Près de 7 ans plus tard on en est toujours au même stade (à la différence que le projet est aujourd’hui estimé, selon les dernières sources officielles, à quelques « petites » centaines de millions de plus…). Interrogé par l’Echo, le ministre en charge des Finances et du Budget, Sven Gatz, déclare qu’« il ne sera plus tenable de continuer à investir, hors budget, 500 millions d’euros par an dans la mobilité ». Sa solution : consacrer l’entièreté de l’enveloppe « mobilité » de Beliris (c.-à-d. des fonds fédéraux au profit de Bruxelles), soit 125 millions d’euros par an, au seul projet de métro 3. Actuellement, l’accord Beliris prévoit de financer le projet de métro 3 à hauteur de 50 millions par an pendant 10 ans. Quid, alors, des autres projets de mobilité, actuels et futurs, (parmi lesquels on peut citer le Réseau vélo +, les réaménagements de la Toison d’Or et du boulevard Lambermont ou encore la requalification en boulevard urbain de l’A12) bénéficiant d’une enveloppe annuelle de 75 millions ? Seront-ils purement et simplement abandonnés ? Mis « en pause indéterminée » ?

Mais les conséquences ne s’arrêtent pas là puisque Sven Gatz, toujours dans l’Echo, prévient que « Même comme ça, il y aura encore des montants difficiles à boucler. Le solde devrait être intégré dans les investissements réguliers et il faudra faire des économies ailleurs. » La menace de « définancements », de reports sine die ou d’abandons de projets en cours ou à venir est donc bien réelle ! Les discours « rassuristes », entendus ces dernières années, prétendant que le projet de métro 3 ne mettrait pas à mal d’autres développements (comme par exemple toute une série de nouvelles lignes de tram, soutenues par l’ARAU) deviennent difficiles, pour ne pas dire impossibles, à croire…

Il est temps de mettre un terme au gouffre financier qu’est le projet de métro 3

Pour l’ARAU, les déclarations du ministre en charge des Finances et du Budget doivent constituer un signal : celui qu’il est temps de mettre un terme au gouffre financier qu’est le projet de métro 3. Il n’est pas trop tard pour arrêter les frais : mettre un stop au projet de métro 3 est parfaitement réaliste, tant « techniquement » que politiquement.
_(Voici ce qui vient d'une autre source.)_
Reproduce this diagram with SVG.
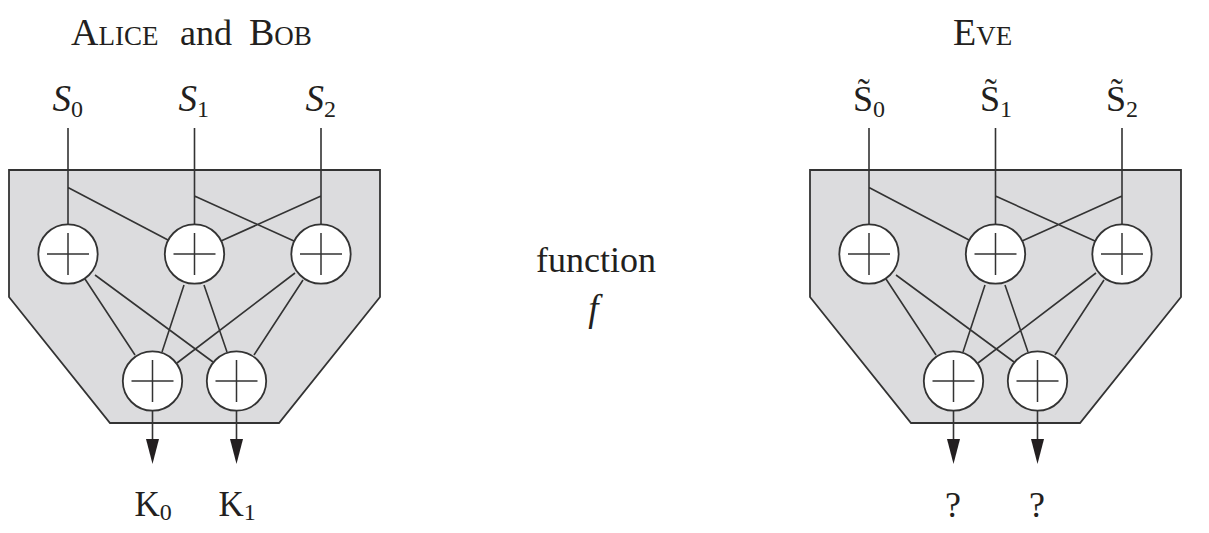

Du point de vue « technique », il faut rappeler que la phase Nord du projet (soit la création d’un tunnel et de 7 nouvelles stations entre la gare du Nord et Bordet, indépendante de la partie Sud) n’a pas démarré et qu’elle n’a d’ailleurs même pas encore de permis ! Pour la partie Sud (Albert-gare du Nord), les travaux actuellement en cours ne sont nullement irréversibles : l’arrêt des chantiers n’empêche pas d’exploiter le prémétro tel qu’actuellement (moyennant toutefois le rétablissement de l’accès au niveau -2 de la station Albert pour le tram 51), ni d’y apporter les améliorations que nous demandons.

D’un point de vue politique, l’abandon du projet de métro 3 ne signifie pas de « perdre la face ». Au contraire, nos représentants politiques ont tout à gagner à reconnaître les erreurs qui ont été commises par le passé. La décision de lancer le projet de métro 3 a été prise sous la législature 2009-2014 : depuis lors, les choses ont changé, non seulement pour le projet de métro 3 (qui a vu ses coûts et ses délais de réalisation exploser) mais aussi dans nos vies, notamment en matière de mobilité.

Changer de cadre au profit d’une meilleure mobilité pour tous les Bruxellois

Il est bien sûr nécessaire de continuer à investir dans le développement de l’offre de transports en commun afin de rendre un meilleur service aux usagers, l’ARAU ne cesse de le répéter. Mais le projet de métro 3 n’est pas une bonne manière de le faire. Notre analyse n’est pas un point de vue isolé : elle est partagée par plusieurs spécialistes en mobilité du monde académique et même… par la Commission européenne qui, en 2015, recommandait, comme le rappelait récemment une carte blanche, « d’améliorer la vitesse du réseau existant, plutôt que de dépenser des grandes sommes sur la construction d’une nouvelle ligne de métro ». C’est dans ce sens qu’il faut aller, et c’est dans ce sens que vont nos propositions d’alternatives au projet de métro 3, comme celles que nous avions formulées en 2019 à l’issue d’ateliers citoyens : « 11 propositions pour améliorer la ligne de tram 55 et la desserte de Schaerbeek et Evere ». Le temps des infrastructures lourdes comme le métro (mais aussi comme les tunnels routiers) est révolu : leur construction et leur entretien n’est plus soutenable, tant du point de vue financier que de leur bilan environnemental (des milliers et des milliers de mètres cubes de béton à produire) ou encore de leur impact sur les quartiers qui subissent d’interminables chantiers.

La vision dogmatique pro-métro doit faire place au principe de réalité, y compris financière, chiffres et budgets à l’appui ! Il est plus que temps, pour nos représentants politiques, de changer de cadre : l’ARAU ne peut que les encourager à prendre une nouvelle voie, au profit d’une meilleure mobilité pour tous les Bruxellois.